Fra tutte le notizie che quotidianamente nei media giaponesi si occupano di Nord Corea, nei giorni scorsi si è tornato a parlare del paese e della sua relazione con l’arcipelago anche per il «villaggio giapponese». Era già finito sui media un po’ di tempo fa, conosciuto anche come «villaggio rivoluzionario» si tratta di un complesso di abitazioni dove da più di 40 anni risiedono i sopravvissuti del cosiddetto gruppo Yodo-go (parte della Sekigun-ha), dal nome dell’aereo della Japan Airline che sequestrarono nel marzo del 1970, il primo caso in Giappone, e che venne dirottato prima a Fukuoka e poi a Seoul, dove vennero liberati i passeggeri, per poi concludere il suo «viaggio» a Pyongyang.

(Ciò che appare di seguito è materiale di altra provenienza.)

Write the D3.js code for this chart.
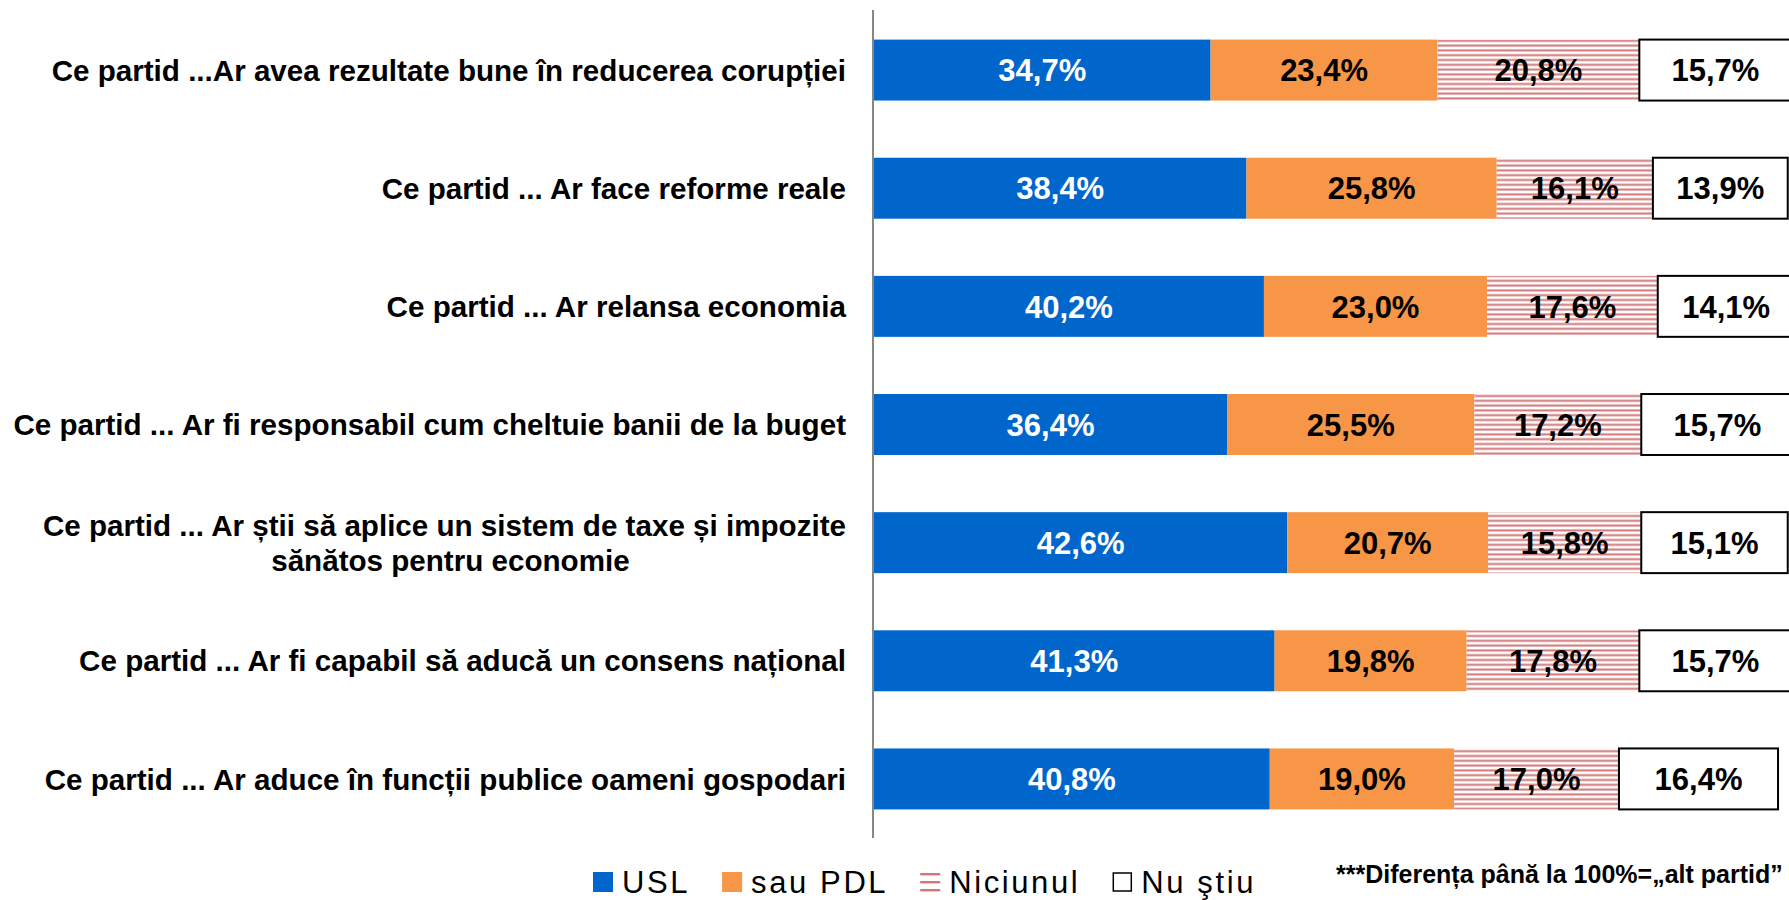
<!DOCTYPE html>
<html>
<head>
<meta charset="utf-8">
<script src="https://cdn.jsdelivr.net/npm/d3@7"></script>
<style>
  html, body { margin: 0; padding: 0; background: #ffffff; }
  svg { display: block; }
  text { font-family: "Liberation Sans", Arial, sans-serif; }
</style>
</head>
<body>
<svg id="chart" width="1789" height="900"></svg>
<script>
// ---------- data ----------
const categories = [
  ["Ce partid ...Ar avea rezultate bune în reducerea corupției"],
  ["Ce partid ... Ar face reforme reale"],
  ["Ce partid ... Ar relansa economia"],
  ["Ce partid ... Ar fi responsabil cum cheltuie banii de la buget"],
  ["Ce partid ... Ar știi să aplice un sistem de taxe și impozite", "sănătos pentru economie"],
  ["Ce partid ... Ar fi capabil să aducă un consens național"],
  ["Ce partid ... Ar aduce în funcții publice oameni gospodari"]
];
const seriesNames = ["USL", "sau PDL", "Niciunul", "Nu ştiu"];
const usl      = [34.7, 38.4, 40.2, 36.4, 42.6, 41.3, 40.8];
const pdl      = [23.4, 25.8, 23.0, 25.5, 20.7, 19.8, 19.0];
const niciunul = [20.8, 16.1, 17.6, 17.2, 15.8, 17.8, 17.0];
const nustiu   = [15.7, 13.9, 14.1, 15.7, 15.1, 15.7, 16.4];
const footnote = "***Diferența până la 100%=„alt partid”";

// ---------- layout ----------
const W = 1789, H = 900;
const axisX = 874;
const svg = d3.select("#chart");
const hatchCol = "#d27779";

const defs = svg.append("defs");
const pat = defs.append("pattern")
  .attr("id", "hatch").attr("patternUnits", "userSpaceOnUse")
  .attr("width", 8).attr("height", 4.8);
pat.append("rect").attr("width", 8).attr("height", 4.8).attr("fill", "#ffffff");
pat.append("rect").attr("y", 1.4).attr("width", 8).attr("height", 2).attr("fill", hatchCol);

const keys = categories.map((c, i) => i);
const y = d3.scaleBand().domain(keys).range([11, 838]).paddingInner(0.484).paddingOuter(0.242);
const x = d3.scaleLinear().domain([0, 100]).range([axisX, axisX + 970]);

const rows = keys.map(i => ({ i, values: [usl[i], pdl[i], niciunul[i], nustiu[i]] }));
const stack = d3.stack().keys([0, 1, 2, 3]).value((d, k) => d.values[k]);
const stacked = stack(rows);

const fills = ["#0066cc", "#f79646", "url(#hatch)", "#ffffff"];
const textCols = ["#ffffff", "#000000", "#000000", "#000000"];
const fmt = v => d3.format(".1f")(v).replace(".", ",") + "%";

const gBars = svg.append("g");
stacked.forEach((layer, k) => {
  const g = gBars.append("g");
  g.selectAll("rect").data(layer).join("rect")
    .attr("x", d => x(d[0]))
    .attr("y", d => y(d.data.i))
    .attr("width", d => x(d[1]) - x(d[0]))
    .attr("height", y.bandwidth())
    .attr("fill", fills[k])
    .attr("stroke", k === 3 ? "#000000" : "none")
    .attr("stroke-width", k === 3 ? 2 : 0);
  g.selectAll("text").data(layer).join("text")
    .attr("x", d => (x(d[0]) + x(d[1])) / 2)
    .attr("y", d => y(d.data.i) + y.bandwidth() / 2)
    .attr("dy", "0.36em")
    .attr("text-anchor", "middle")
    .attr("font-size", 31)
    .attr("font-weight", "bold")
    .attr("fill", textCols[k])
    .text(d => fmt(d.data.values[k]));
});

// axis line
svg.append("line")
  .attr("x1", axisX - 1).attr("x2", axisX - 1)
  .attr("y1", 10).attr("y2", 838)
  .attr("stroke", "#868686").attr("stroke-width", 2);

// category labels
const labelX = 846;
const labelSize = 29.6;
const gLab = svg.append("g");
categories.forEach((lines, i) => {
  const cy = y(i) + y.bandwidth() / 2;
  if (lines.length === 1) {
    gLab.append("text")
      .attr("x", labelX).attr("y", cy).attr("dy", "0.36em")
      .attr("text-anchor", "end")
      .attr("font-size", labelSize).attr("font-weight", "bold").attr("fill", "#000")
      .text(lines[0]);
  } else {
    const lh = 35;
    const t1 = gLab.append("text")
      .attr("x", labelX).attr("y", cy - lh / 2).attr("dy", "0.36em")
      .attr("text-anchor", "end")
      .attr("font-size", labelSize).attr("font-weight", "bold").attr("fill", "#000")
      .text(lines[0]);
    const w1 = t1.node().getComputedTextLength();
    gLab.append("text")
      .attr("x", labelX - w1 / 2 + 6).attr("y", cy + lh / 2).attr("dy", "0.36em")
      .attr("text-anchor", "middle")
      .attr("font-size", labelSize).attr("font-weight", "bold").attr("fill", "#000")
      .text(lines[1]);
  }
});

// legend
const legend = svg.append("g");
let lx = 593;
const ly = 872, sq = 20;
seriesNames.forEach((name, k) => {
  if (k === 2) {
    [1, 9, 17].forEach(o => {
      legend.append("rect").attr("x", lx).attr("y", ly + o).attr("width", sq).attr("height", 2.4)
        .attr("fill", hatchCol);
    });
  } else if (k === 3) {
    legend.append("rect").attr("x", lx + 1).attr("y", ly + 1).attr("width", sq - 2).attr("height", sq - 2)
      .attr("fill", "#fff").attr("stroke", "#000").attr("stroke-width", 1.5);
  } else {
    legend.append("rect").attr("x", lx).attr("y", ly).attr("width", sq).attr("height", sq)
      .attr("fill", fills[k]);
  }
  const t = legend.append("text")
    .attr("x", lx + sq + 9).attr("y", 893)
    .attr("font-family", "'DejaVu Sans', sans-serif")
    .attr("font-size", 31).attr("letter-spacing", 2.6).attr("fill", "#000")
    .text(name);
  const w = t.node().getComputedTextLength();
  lx = lx + sq + 9 + w + 32;
});

// footnote
svg.append("text")
  .attr("x", 1336).attr("y", 883)
  .attr("font-size", 25).attr("font-weight", "bold").attr("fill", "#000")
  .text(footnote);
</script>
</body>
</html>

La Corea del Nord concesse loro asilo politico ed in un primo momento il paese doveva essere la base da cui liberare il resto dell’Asia e promulgare la rivoluzione, ma diventò, in pratica dal marzo di quello stesso anno, il loro rifugio per un intera vita. Alcuni dei membri del gruppo originale sono stati catturati quando hanno lasciato la Corea del Nord e altri sono morti, mentre molte delle mogli e dei figli sono rimpatriati nell’arcipelago, del gruppo originale ne rimangono così al giorno d’oggi solo sei, quattro uomini e due donne. Il gruppo è stato accusato a più riprese di aver collaborato con il governo nordcoreano nel rapimento di cittadini giapponesi dalle coste nord occidentali nipponiche, persone che una volta portate a forza nella penisola venivano «rieducate» ed usate, nella migliore delle ipotesi, come spie. È questa una delle ragioni principali che continuano ad ancorare i membri del gruppo in Nord Corea, a questa narrazione, che è quella fornita dalle fonti ufficiali dello stato giapponese e dei media mainstream, hanno sempre cercato di controbattere, anche usando i nuovi mezzi resi disponibili dai social media, dapprima aprendo un account Twitter, nel 2014, ed alcune settimane or sono con il lancio di un sito on line (in giapponese). Intitolato semplicemente Yodo-go nihonjin mura, il sito si presenta come un portale di informazione abbastanza semplice, diretto e di facile comprensione, rivolto molto probabilmente alle nuove generazioni di giapponesi che poco o niente sanno dei fatti e della situazione di quel periodo. La home page si apre con una foto quasi bucolica dei sei terroristi/rivoluzionari sopravvissuti in posa sull’erba del giardino di una delle loro abitazioni, con in secondo piano le case e le enormi antenne paraboliche con cui si tengono in contatto con il luogo natio ed il resto del mondo.

Se è abbastanza comprensibile l’esistenza di una sezione di FAQ, dove vengono spiegate le basi, i fatti del 1970, cos’è il gruppo Yodo-go e perché si trovino in Corea del Nord, risposta: perché si considerano ancora oggi degli esiliati politici, più sorprendenti sono i brevi scritti firmati di volta in volta da ognuno dei sei. La decrizione delle attività quotidiane più comuni, dalla preparazione di un piatto giapponese alla raccolta di patate dolci, fino al programma giapponese preferito, sono un punto di partenza per delle riflessioni sul passare del tempo, spesso velate di nostalgia, non dimentichiamo che il più giovane dei sei ha 64 anni mentre il più anziano 73, e talvolta sulla situazione politica internazonale. Benché l’atto stesso di avere un sito internet e di avere una presenza online nell’attuale situazione geopolitica possa sembrare un atto di sfida, il tono generale del progetto sembra più improntato ad una «normalizzazione» delle figure di questi «terroristi», un modo forse per fare breccia nell’opinione pubblica giapponese e un giorno poter far ritorno a casa.